Central authorities, as we have seen in discussing administration of these prisons, have made repeated efforts year by year to see that the Observation Committee keeps in close touch with all the life of the Institution and thereby effects better parole and release work as well as brings up the level of work done in the place.

Another indication of progress in putting the government’s policy into practice is the speed with which they have built open agricultural colonies, institutions of semi-closed type, and labor communes such as Bolshevo so that prisoners might be taken out of the old type of places. Judging from past accomplishment, there should in a very few years be left only those who demand restriction. In addition they are year by year adding to the number of those sentenced to compulsory labor without deprivation of liberty.
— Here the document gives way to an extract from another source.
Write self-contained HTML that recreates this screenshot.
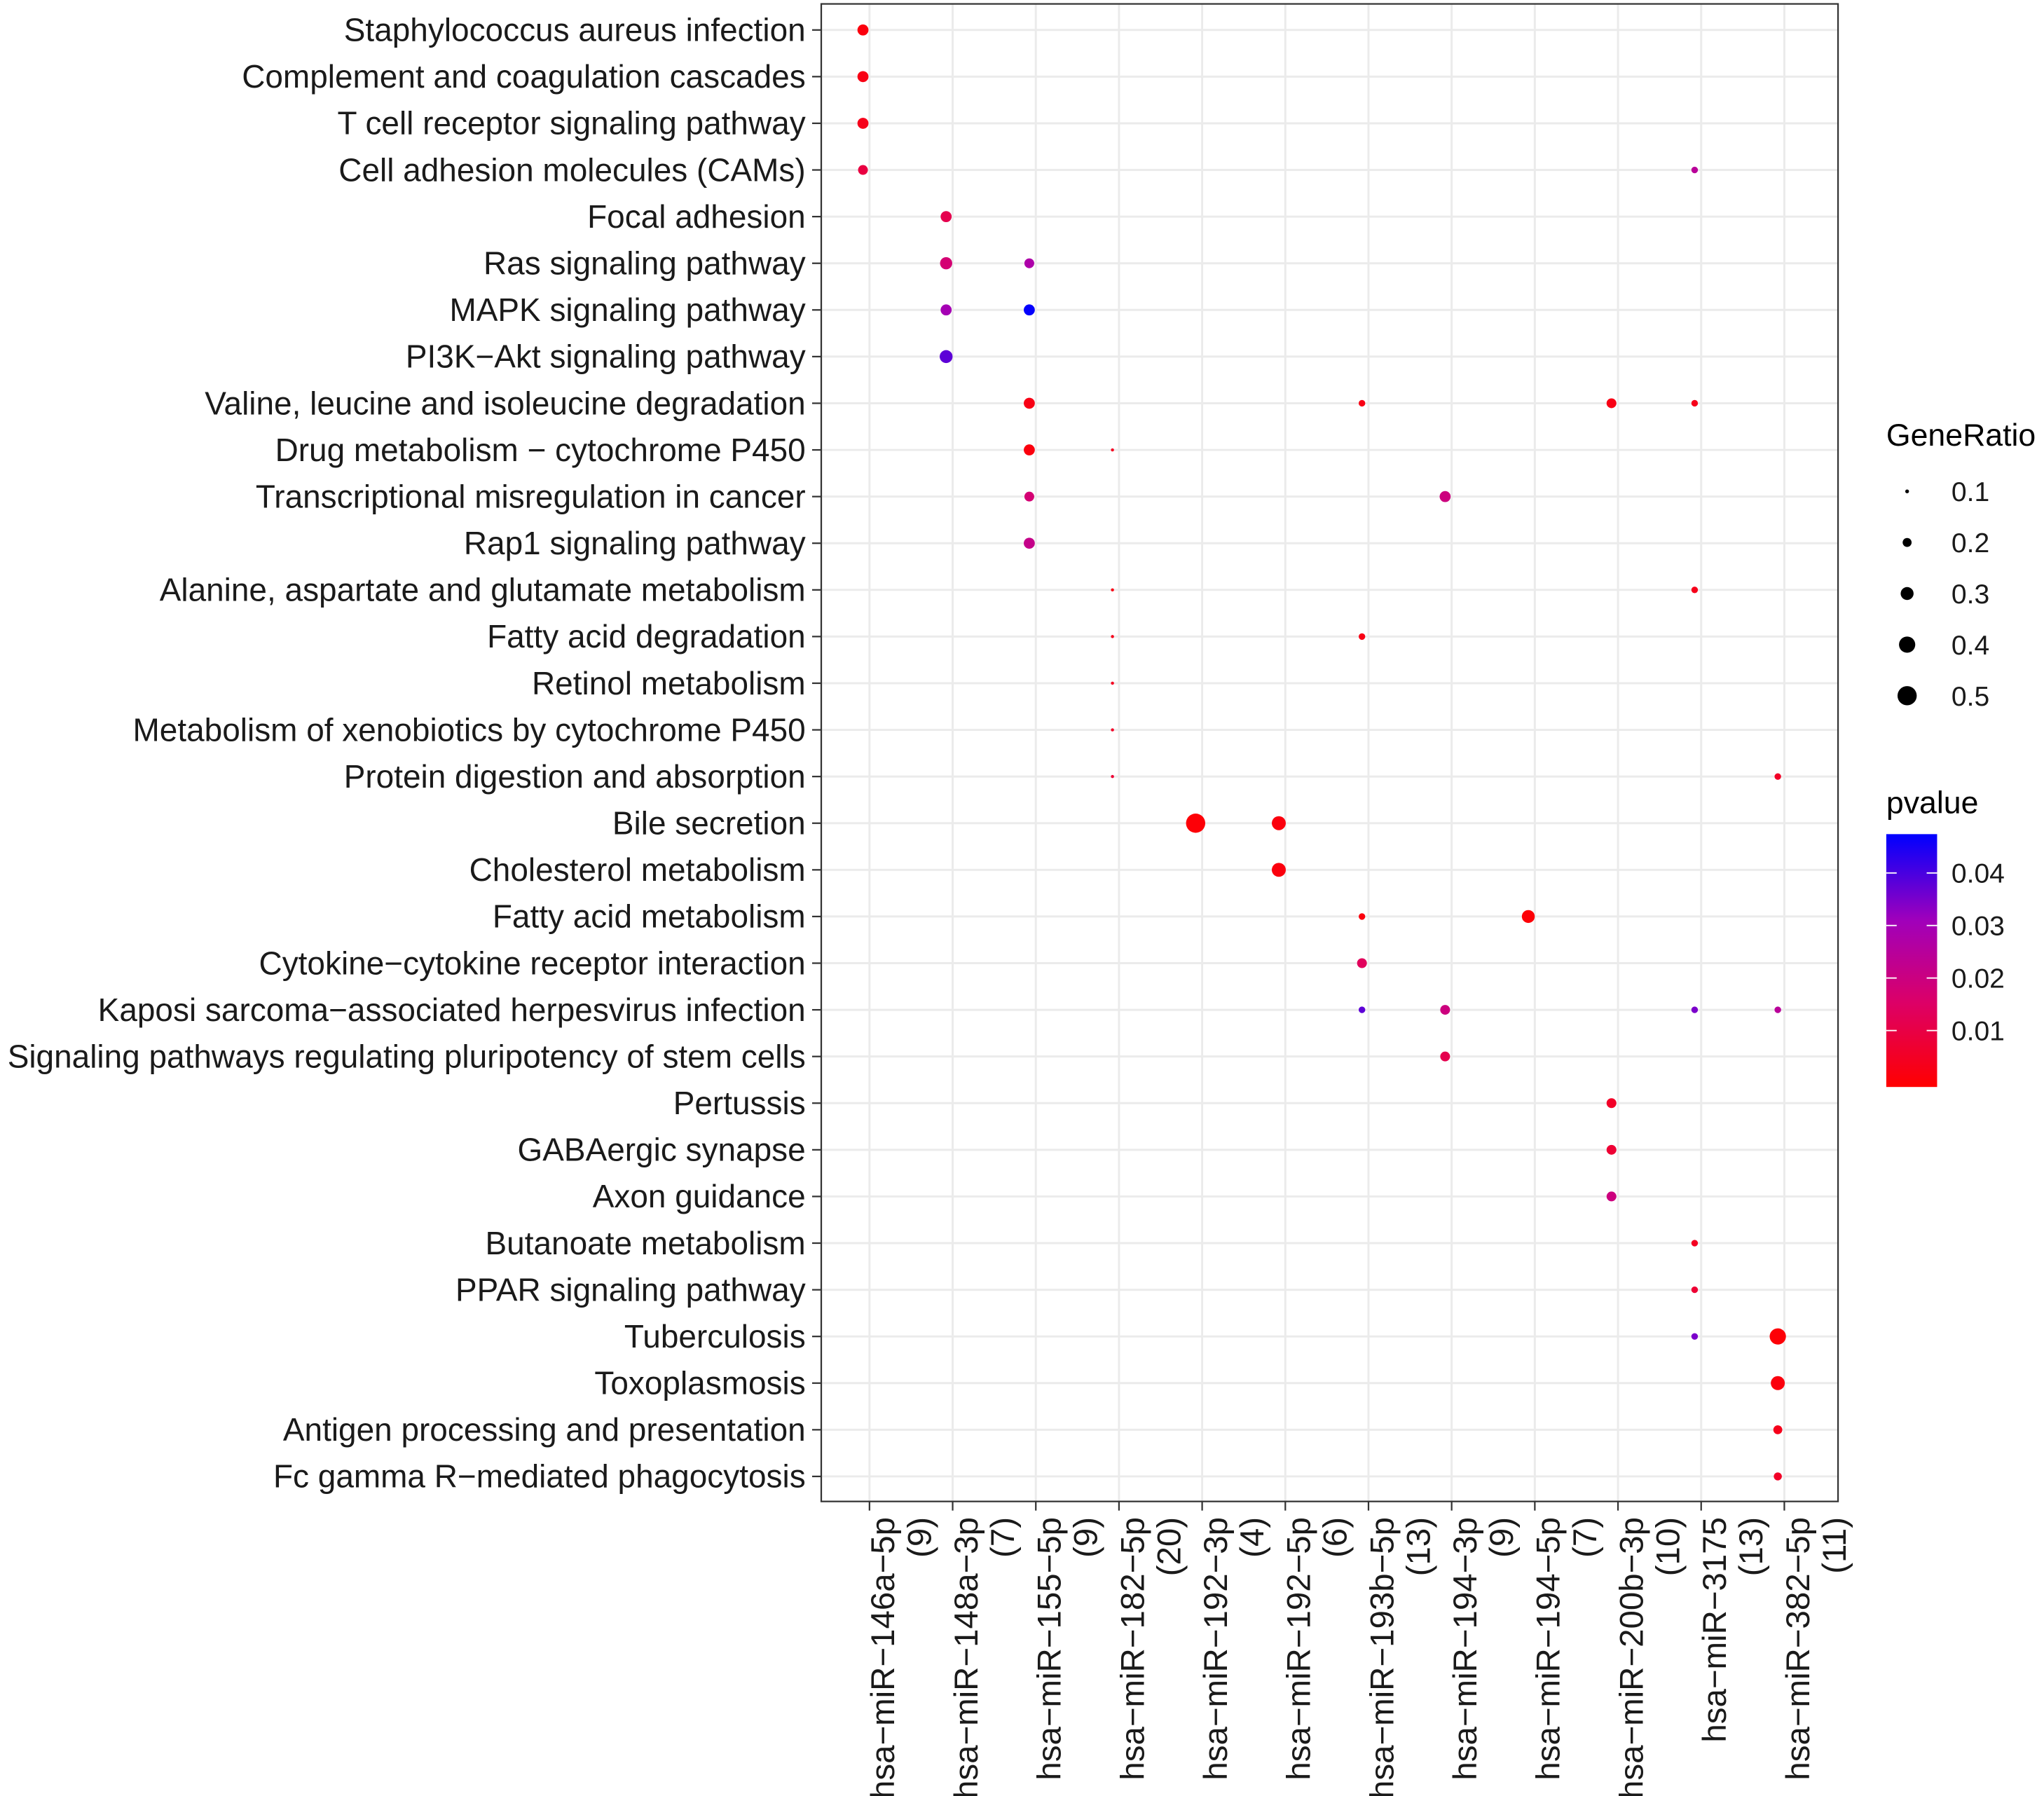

Here, then, is a system that deserves to attract the attention of those genuinely interested in a better approach to effective crime repression. It has without doubt made a distinct contribution in this field of social endeavor.


Footnotes

1.  Again there has been the following comment from an authority on the Administration of Criminal Law in the USSR, in regard to this statement: “The class line in the criminal justice can disappear only when the classes themselves disappear. So long as the classes exist, so long as the struggle between them goes on, it is absolutely impossible to avoid the class character of criminal justice You may keep silent about that, you may try to disguise it, but you cannot make it disappear. We don’t find it necessary to disguise the class character of our courts, as the bourgeois science of law and the bourgeois legislation does, because the class whose interests our courts defend, is the overwhelming majority of all the people. With the bourgeois criminal justice it is quite the opposite. Of course, as I have already stated, the victory we have gained over our class enemies here has enormously changed our policy, but this policy remains a class policy, because it remains the policy of the proletariat struggling for socialism. The first aim of this policy does not change, only the methods of its practical accomplishment. If you build a railway, the forms of your work will be different in a plain or in mountains, but the final aim will be the same. “Our final aim is to build a classless society. When this task will be accomplished, not only the class line in the criminal law will disappear, but the criminal law itself will become useless and will die as well as the criminal courts. “But so long as those courts do exist, they cannot go on without an open or a hidden class policy.”

2.  The following explanation is supplied. “By this time criminal justice will become something quite different from what we are accustomed to. It will become a system of medical and pedagogical measures, which will take their place among other radical and educational institutions. Till then criminal justice will serve the interests of the ruling class as it has always done.”